## Task goal
Below are entries; tally how many lines hold the string "this" and answer with only that figure.

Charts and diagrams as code
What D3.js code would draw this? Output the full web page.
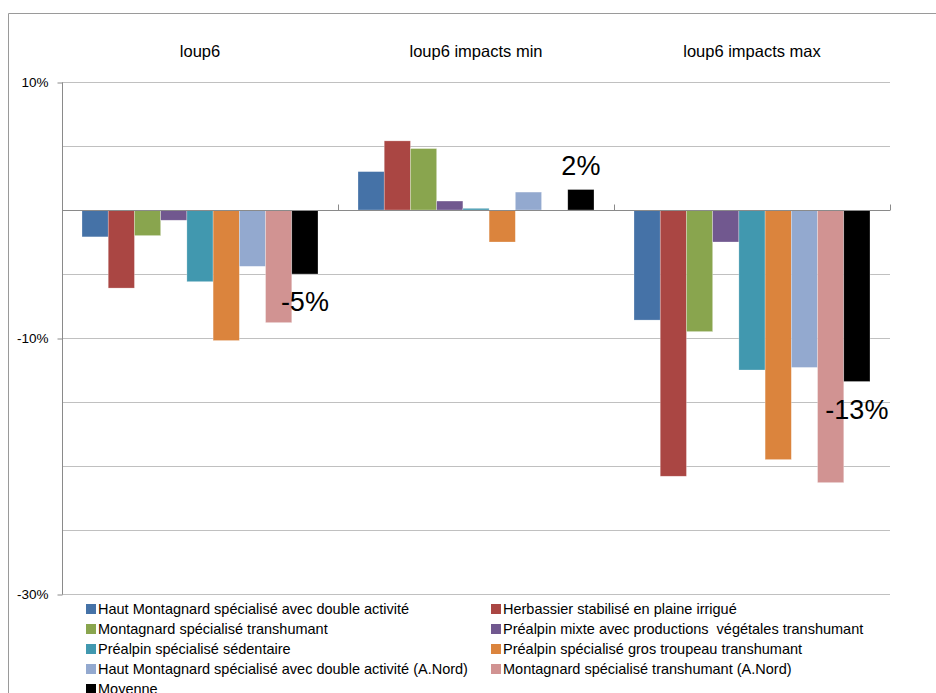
<!DOCTYPE html>
<html><head><meta charset="utf-8">
<script src="https://cdn.jsdelivr.net/npm/d3@7"></script>
<style>
html,body{margin:0;padding:0;background:#fff;}
svg{display:block;font-family:"Liberation Sans",Arial,sans-serif;}
</style></head>
<body>
<svg id="chart" width="936" height="693"></svg>
<script>
const categories = ["loup6", "loup6 impacts min", "loup6 impacts max"];
const seriesNames = [
  "Haut Montagnard spécialisé avec double activité",
  "Herbassier stabilisé en plaine irrigué",
  "Montagnard spécialisé transhumant",
  "Préalpin mixte avec productions  végétales transhumant",
  "Préalpin spécialisé sédentaire",
  "Préalpin spécialisé gros troupeau transhumant",
  "Haut Montagnard spécialisé avec double activité (A.Nord)",
  "Montagnard spécialisé transhumant (A.Nord)",
  "Moyenne"
];
const seriesColors = ["#4572A7","#AA4643","#89A54E","#71588F","#4198AF","#DB843D","#93A9CF","#D19392","#000000"];
// values per series: [loup6, impacts min, impacts max]
const vHautMont      = [-0.021,  0.030, -0.086];
const vHerbassier    = [-0.061,  0.054, -0.208];
const vMontagnard    = [-0.020,  0.048, -0.095];
const vPrealpMixte   = [-0.008,  0.007, -0.025];
const vPrealpSed     = [-0.056,  0.0013, -0.125];
const vPrealpGros    = [-0.102, -0.025, -0.195];
const vHautMontNord  = [-0.044,  0.014, -0.123];
const vMontNord      = [-0.088, -0.0003, -0.213];
const vMoyenne       = [-0.050,  0.016, -0.134];
const seriesValues = [vHautMont, vHerbassier, vMontagnard, vPrealpMixte, vPrealpSed, vPrealpGros, vHautMontNord, vMontNord, vMoyenne];
const yGridTicks = [-0.30,-0.25,-0.20,-0.15,-0.10,-0.05,0,0.05,0.10];
const yLabelTicks = [-0.30,-0.10,0.10];
const labeledSeries = [8];

const svg = d3.select("#chart");
const plot = {left:62, right:890, top:82, bottom:594};

const x0 = d3.scaleBand().domain(categories).range([plot.left, plot.right]).padding(0);
const x1 = d3.scaleBand().domain(d3.range(seriesNames.length)).range([20, x0.bandwidth()-20]).padding(0);
const y = d3.scaleLinear().domain([-0.30, 0.10]).range([plot.bottom, plot.top]);
const loc = d3.formatLocale({decimal:".", thousands:",", grouping:[3], currency:["",""], minus:"-"});
const fmt = loc.format(".0%");

// outer border
svg.append("path").attr("d","M8.5,693V13.5H936").attr("fill","none").attr("stroke","#9a9a9a").attr("stroke-width",1);

// gridlines
svg.append("g").selectAll("line").data(yGridTicks.filter(d=>d!==0)).join("line")
  .attr("x1",plot.left).attr("x2",plot.right)
  .attr("y1",d=>Math.round(y(d))+0.5).attr("y2",d=>Math.round(y(d))+0.5)
  .attr("stroke","#c0c0c0").attr("stroke-width",1);

// y axis
const yAxis = d3.axisLeft(y).tickValues(yLabelTicks).tickFormat(fmt).tickSize(5).tickPadding(9);
const ga = svg.append("g").attr("transform",`translate(${plot.left+0.5},0.5)`).call(yAxis);
ga.select(".domain").attr("stroke","#8a8a8a").attr("d",`M0,${plot.top}V${plot.bottom}`);
ga.selectAll(".tick line").attr("stroke","#8a8a8a");
ga.selectAll(".tick text").attr("font-size",13.5).attr("fill","#000").attr("font-family","Liberation Sans, Arial, sans-serif");

// bars
const groups = svg.append("g").selectAll("g").data(categories).join("g")
  .attr("transform",d=>`translate(${x0(d)},0)`);
groups.each(function(cat,ci){
  const g = d3.select(this);
  seriesValues.forEach((vals,si)=>{
    const v = vals[ci];
    g.append("rect")
      .attr("x",x1(si)).attr("width",x1.bandwidth())
      .attr("y",y(Math.max(0,v))).attr("height",Math.abs(y(v)-y(0)))
      .attr("fill",seriesColors[si])
      .attr("stroke","rgba(255,255,255,0.45)").attr("stroke-width",0.6);
  });
});

// zero (category) axis line with tick marks
const zy = Math.round(y(0))+0.5;
svg.append("line").attr("x1",plot.left).attr("x2",plot.right).attr("y1",zy).attr("y2",zy)
  .attr("stroke","#8a8a8a").attr("stroke-width",1);
svg.append("g").selectAll("line").data(categories.map(c=>x0(c)).concat([plot.right])).join("line")
  .attr("x1",d=>Math.round(d)+0.5).attr("x2",d=>Math.round(d)+0.5)
  .attr("y1",zy).attr("y2",zy-6).attr("stroke","#8a8a8a");

// category titles
svg.append("g").selectAll("text").data(categories).join("text")
  .attr("x",d=>x0(d)+x0.bandwidth()/2).attr("y",57)
  .attr("text-anchor","middle").attr("font-size",16.5).attr("fill","#000").text(d=>d);

// data labels
labeledSeries.forEach(si=>{
  categories.forEach((cat,ci)=>{
    const v = seriesValues[si][ci];
    const cx = x0(cat)+x1(si)+x1.bandwidth()/2;
    const yy = v>=0 ? y(v)-15 : y(v)+37;
    svg.append("text").attr("x",cx).attr("y",yy).attr("text-anchor","middle")
      .attr("font-size",27).attr("fill","#000").text(fmt(v));
  });
});

// legend
const legCols = [86, 491];
const leg = svg.append("g").selectAll("g").data(seriesNames).join("g")
  .attr("transform",(d,i)=>`translate(${legCols[i%2]},${609+20*Math.floor(i/2)})`);
leg.append("rect").attr("x",0).attr("y",-5).attr("width",10).attr("height",10).attr("fill",(d,i)=>seriesColors[i]);
leg.append("text").attr("x",12).attr("y",5).attr("font-size",14.5).attr("fill","#000")
  .attr("xml:space","preserve").style("white-space","pre").text(d=>d);
</script>
</body></html>
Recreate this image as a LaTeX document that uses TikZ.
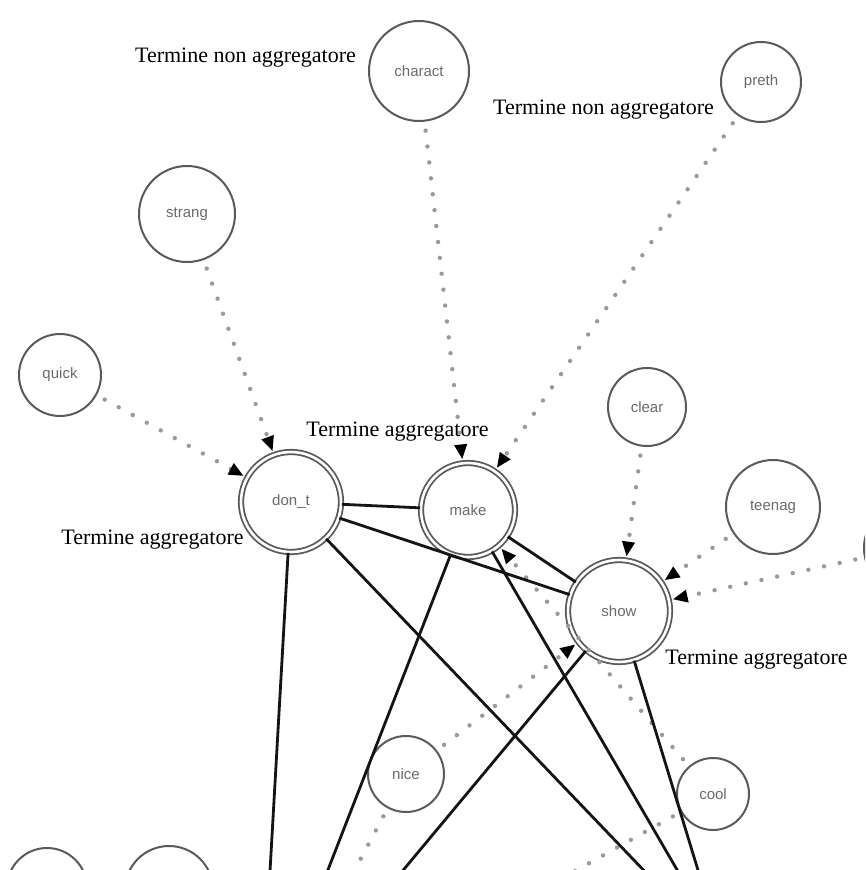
\documentclass[tikz,border=0pt]{standalone}
\usepackage{fontspec}
\setmainfont{Liberation Serif}
\newfontfamily\termfont{Liberation Sans}
\usetikzlibrary{arrows.meta}
\definecolor{ringgray}{HTML}{5A5A5A}
\definecolor{termgray}{HTML}{6A6A6A}
\definecolor{dotgray}{HTML}{9A9A9A}
\begin{document}
\begin{tikzpicture}[x=1pt,y=-1pt,
  term/.style={circle, draw=ringgray, line width=2pt, fill=white, inner sep=0pt,
    minimum size=#1, text=termgray, font=\termfont\fontsize{15}{15}\selectfont},
  aggr/.style={circle, draw=ringgray, line width=1.8pt, double=white,
    double distance=2.6pt, fill=white, inner sep=0pt, minimum size=#1,
    text=termgray, font=\termfont\fontsize{15}{15}\selectfont},
  caption/.style={font=\fontsize{22}{24}\selectfont, text=black, inner sep=0pt},
  dotedge/.style={draw=dotgray, line width=4.4pt, line cap=round,
    dash pattern=on 0pt off 16pt, shorten <=9pt},
  tip/.style={-{Triangle[length=15pt,width=12pt,color=black]}},
  toaggr/.style={dotedge, tip, shorten >=3pt},
  solidedge/.style={draw=black!92, line width=2.8pt}
]
\clip (0,0) rectangle (865,870);
\fill[white] (0,0) rectangle (865,870);

% ordinary terms
\node[term=100pt] (charact) at (419,71)  {charact};
\node[term=80pt]  (preth)   at (761,82)  {preth};
\node[term=96pt]  (strang)  at (187,214) {strang};
\node[term=82pt]  (quick)   at (60,375)  {quick};
\node[term=78pt]  (clear)   at (647,407) {clear};
\node[term=94pt]  (teenag)  at (773,507) {teenag};
\node[term=76pt]  (nice)    at (406,774) {nice};
\node[term=72pt]  (cool)    at (713,794) {cool};
\node[term=88pt]  (rnode)   at (908,548) {};
\node[term=80pt]  (bla)     at (47,888)  {};
\node[term=88pt]  (blb)     at (169,890) {};

% aggregating terms
\node[aggr=100pt] (dont) at (291,502) {don\_t};
\node[aggr=94pt]  (make) at (468,510) {make};
\node[aggr=102pt] (show) at (619,611) {show};

% loose ends of edges leaving the frame
\coordinate (c1) at (269.5,880);
\coordinate (c2) at (653,880);
\coordinate (c3) at (324,880);
\coordinate (c4) at (395,880);
\coordinate (c5) at (683,880);
\coordinate (c6) at (701,880);
\coordinate (c7) at (344,890);
\coordinate (c8) at (541,890);

% dotted links towards aggregating terms
\draw[toaggr] (quick)   -- (dont);
\draw[toaggr] (strang)  -- (dont);
\draw[toaggr] (charact) -- (make);
\draw[toaggr] (preth)   -- (make);
\draw[toaggr] (cool)    -- (make);
\draw[toaggr] (clear)   -- (show);
\draw[toaggr] (teenag)  -- (show);
\draw[toaggr] (rnode)   -- (show);
\draw[toaggr] (nice)    -- (show);
\draw[dotedge] (nice) -- (c7);
\draw[dotedge] (cool) -- (c8);

% solid links between aggregating terms
\draw[solidedge] (dont) -- (make);
\draw[solidedge] (dont) -- (show);
\draw[solidedge] (make) -- (show);
\draw[solidedge] (dont) -- (c1);
\draw[solidedge] (dont) -- (c2);
\draw[solidedge] (make) -- (c3);
\draw[solidedge] (make) -- (c5);
\draw[solidedge] (show) -- (c4);
\draw[solidedge] (show) -- (c6);

% captions
\node[caption] (cap1) at (245.5,58)  {Termine non aggregatore};
\node[caption] (cap2) at (603.5,110) {Termine non aggregatore};
\node[caption] (cap3) at (397.5,432) {Termine aggregatore};
\node[caption] (cap4) at (152.5,540) {Termine aggregatore};
\node[caption] (cap5) at (756.5,660) {Termine aggregatore};
\end{tikzpicture}
\end{document}
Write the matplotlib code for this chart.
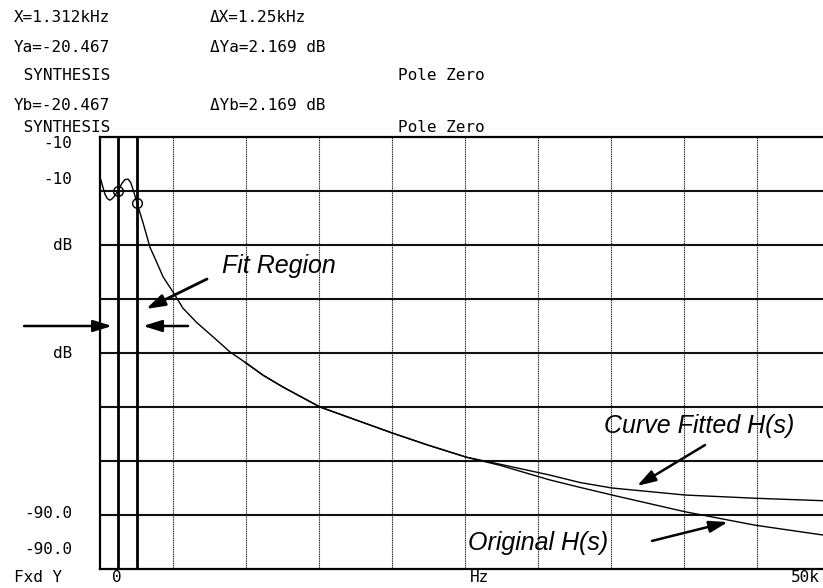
import matplotlib
matplotlib.use("Agg")
import matplotlib.pyplot as plt

# ---------------- data (kHz, dB) ----------------
orig_f = [0, 0.17, 0.34, 0.5, 0.68, 0.85, 1.0, 1.23, 1.5, 1.7, 1.92, 2.1, 2.3,
          2.53, 2.95, 3.42, 3.9, 4.32, 5.0, 5.68, 6.64, 7.74, 8.9, 9.93, 11.16,
          12.53, 13.9, 15.07, 17.12, 20.0, 22.4, 25.1, 27.4, 30.8, 32.9, 35.07,
          40.07, 44.9, 49.5, 50.0]
orig_db = [-17.4, -19.0, -20.6, -21.4, -21.7, -21.4, -20.9, -20.0, -18.6, -17.9,
           -17.8, -18.4, -20.0, -22.2, -25.9, -30.4, -33.3, -35.9, -38.7, -41.7,
           -44.4, -47.0, -49.8, -51.7, -54.1, -56.3, -58.3, -60.0, -62.0, -64.8,
           -67.0, -69.3, -70.8, -73.5, -74.9, -76.3, -79.4, -81.9, -83.7, -83.9]
fit_f = [9.93, 11.16, 12.53, 13.9, 15.07, 17.12, 20.0, 22.4, 25.1, 27.4, 30.8,
         32.9, 35.07, 40.07, 44.9, 50.0]
fit_db = [-51.7, -54.1, -56.3, -58.3, -60.0, -62.0, -64.8, -67.0, -69.3, -70.6,
          -72.6, -74.0, -75.0, -76.3, -76.9, -77.4]
marker_f = [1.23, 2.53]
marker_db = [-20.0, -22.2]
fit_lines = [1.25, 2.5]

header_rows = [
    ("X=1.312kHz", "ΔX=1.25kHz", ""),
    ("Ya=-20.467", "ΔYa=2.169 dB", ""),
    (" SYNTHESIS", "", "Pole Zero"),
    ("Yb=-20.467", "ΔYb=2.169 dB", ""),
    (" SYNTHESIS", "", "Pole Zero"),
]
y_labels = [("-10", 143), ("-10", 180), ("dB", 245), ("dB", 353), ("-90.0", 513), ("-90.0", 549)]

W, H = 823, 588
fig = plt.figure(figsize=(W / 100, H / 100), dpi=100)
fig.patch.set_facecolor("white")

def fx(px):
    return px / W

def fy(py):
    return 1 - py / H

ax = fig.add_axes([fx(100), fy(569), 730 / W, 432 / H])
ax.set_xlim(0, 50)
ax.set_ylim(-90, -10)
ax.set_xticks([])
ax.set_yticks([])
for s in ax.spines.values():
    s.set_linewidth(1.6)
    s.set_color("black")

# grid
for k in range(1, 10):
    ax.axvline(k * 5, color="#222222", lw=0.8, ls=(0, (1, 0.6)), zorder=1)
for v in range(-80, -10, 10):
    ax.axhline(v, color="#111111", lw=1.5, zorder=1)

# fit region lines
for f in fit_lines:
    ax.axvline(f, color="black", lw=2.0, zorder=2)

ax.plot(orig_f, orig_db, color="black", lw=1.0, zorder=3)
ax.plot(fit_f, fit_db, color="black", lw=1.0, zorder=3)
ax.plot(marker_f, marker_db, ls="none", marker="o", ms=7, mfc="none",
        mec="black", mew=1.0, zorder=4)

# annotations
txt_kw = dict(fontfamily="Liberation Sans", style="italic", fontsize=18,
              va="center", ha="left", color="black")
ax.text(8.36, -33.9, "Fit Region", **txt_kw)
ax.text(34.5, -63.5, "Curve Fitted H(s)", **txt_kw)
ax.text(25.2, -85.2, "Original H(s)", **txt_kw)

def arrow(x0, y0, x1, y1, lw=1.8, ms=14):
    ax.annotate("", xy=(x1, y1), xytext=(x0, y0), annotation_clip=False,
                arrowprops=dict(arrowstyle="-|>,head_length=0.8,head_width=0.25",
                                color="black", lw=lw, mutation_scale=ms,
                                shrinkA=0, shrinkB=0), zorder=5)

arrow(7.33, -36.3, 3.15, -41.85, lw=2.0)
arrow(-5.2, -45.0, 0.82, -45.0)
arrow(6.03, -45.0, 2.95, -45.0)
arrow(41.44, -67.04, 36.78, -74.63)
arrow(37.81, -84.8, 43.01, -81.3)

# header text
hdr_kw = dict(fontfamily="DejaVu Sans Mono", fontsize=11.5, va="center",
              ha="left", color="black")
row_y = [18, 47, 76, 105, 127]
for (a, b, c), py in zip(header_rows, row_y):
    if a:
        fig.text(fx(14), fy(py), a, **hdr_kw)
    if b:
        fig.text(fx(210), fy(py), b, **hdr_kw)
    if c:
        fig.text(fx(398), fy(py), c, **hdr_kw)

for lab, py in y_labels:
    fig.text(fx(72), fy(py), lab, fontfamily="DejaVu Sans Mono", fontsize=11.5,
             va="center", ha="right", color="black")

fig.text(fx(14), fy(578), "Fxd Y", **hdr_kw)
fig.text(fx(117), fy(578), "0", fontfamily="DejaVu Sans Mono", fontsize=11.5,
         va="center", ha="center")
fig.text(fx(480), fy(578), "Hz", fontfamily="DejaVu Sans Mono", fontsize=11.5,
         va="center", ha="center")
fig.text(fx(820), fy(578), "50k", fontfamily="DejaVu Sans Mono", fontsize=11.5,
         va="center", ha="right")

fig.savefig("out.png", dpi=100, facecolor="white")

## The reply
4